Filmin komik sekanslarının birinde, iki oğlunu seks eğitimi amacıyla geneleve götüren bir babanın, Bella ile sevişirken verdiği talimatları oğullarının dikkatlice not defterlerine kaydettiklerini izliyoruz. Bella - Dr. Godwin ilişkisinde pedofili aranabilir, ancak ensest ilişki yok. Zira doktor, babası tarafından hadım edilme talihsizliğini yaşamıştır. Romanın yazarı Alasdair Gray bu ikiliyle bir ‘Güzel ve Çirkin’ fantezi benzetmesini yapmış olabilir. Jean Cocteau’nun 1946 tarihli başyapıtı ‘La Belle Et La Bete’ten sonra ‘Güzel ve Çirkin’ birkaç sinema ve TV filmine konu olmuştu.

Seks ve şiddet üzerine bu masalsı konulu filmin çizgi dışı oyuncu kadrosunda, Emma Stone ve Willem Dafoe görkemli performanslarıyla öne çıkıyorlar.

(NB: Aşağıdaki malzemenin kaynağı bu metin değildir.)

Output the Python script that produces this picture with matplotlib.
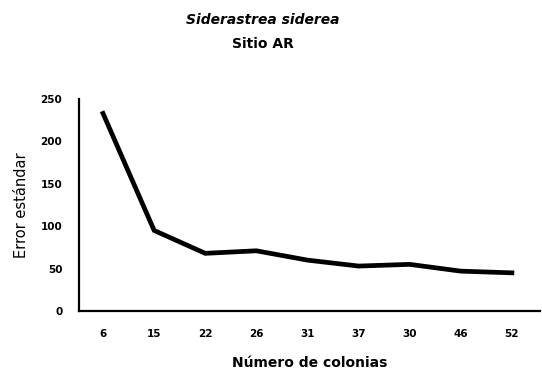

Film beyni değil ama cinselliği tam gelişmiş genç kadın kahramanının, erkek egemen dünyada özgürlük ve bağımsızlık savaşını güncel temalar eşliğinde anlatıyor. Bella, aklı kıt, cinsel açlığı sınırsız, fettan, tutkulu, cinselliği tam yaşayan, sevişmeye doymayan iştahıyla her birleşmede orgazmı tadan bir kadın. Bella’nın hareketli ve bereketli seks hayatına film geniş yer veriyor. Bu yönüyle ‘Zavallılar’ sinema tarihinin (pornonun dışında) en çok sayıda orgazm sahnesini barındıran filmlerden biri (belki de birincisi).

Rolde kariyerinin en başarılı performansını çıkaran Stone, ‘La La Land’in (2016) ardından ikinci bir Oscar alabilir. Hollywood’un eski tüfeklerinden Dafoe, dört kez aday gösterildiği Oscar yarışında bu filmle ilk kez ödülü kucaklayabilir. Filmin en hoş sürprizlerinin biri, gemi yolcuları arasındaki çok görmüş, filozof Martha Von Kurtaroc rolünde, efsanevi Alman aktris Hanna Schygulla’nın karşımıza çıkmasıydı. 80’lik veteran oyuncunun Berlin’den bir Onursal Altın Ayı Ödülü, Cannes’dan bir En İyi Kadın Oyuncu Ödülü var.

Ken Loach filmlerinden tanıdığımız, Lanthimos’un ‘Sarayın Gözdesi’ ile Oscar’a aday gösterilen İrlandalı görüntü yönetmeni Robbie Ryan, mitolojik görüntüleriyle dönem atmosferi yaratmada yönetmenine katkıda bulunuyor. Dönemin özgün atmosferini yansıtmada başarılı olağanüstü teknik kadrosuyla, şaşırtıcı görsel efektleriyle, mükemmel yapım tasarımıyla, makyaj ve kostüm birlikteliğiyle, ‘Zavallılar’ 10 Mart’ta dağıtılacak Oscarlarda çok sayıda adaylık alacaktır.

Yorgos Lanthimos’un müthiş hayal gücünün eseri, cinsel fantezi filmi ‘Zavallılar’, göz kamaştırıcı mizanseniyle, şiirsel sinema diliyle, ironik ve komik diyaloglarıyla, şehvet ve tutku dolu senaryosuyla, müthiş uyumlu oyuncu kadrosuyla izlenmeyi hak eden bir film. Venedik’teki başarısından sonra eleştiri yazılarının tümüne yakını filme ‘başyapıt’ etiketini yapıştırdı. Kendi hesabıma, beklenti çıtamı çok üstlere koyup filmi izlemeye gittim. Haliyle biraz düş kırıklığı yaşadım. Bir filmi izlemeden önce hakkında hiç eleştiri okumamak gerektiği kuralına uymamanın bedelini düş kırıklığıyla ödedim. Ancak ‘Sarayın Gözdesi’ benim için Lanthimos’un en önemli filmi vasfını koruyor. Hatta Kutsal Geyiğin Ölümü’ bana göre ‘Zavallılar’dan daha etkileyici bir filmdi.

‘Zavallılar’ 9 Şubat’ta vizyona girecek.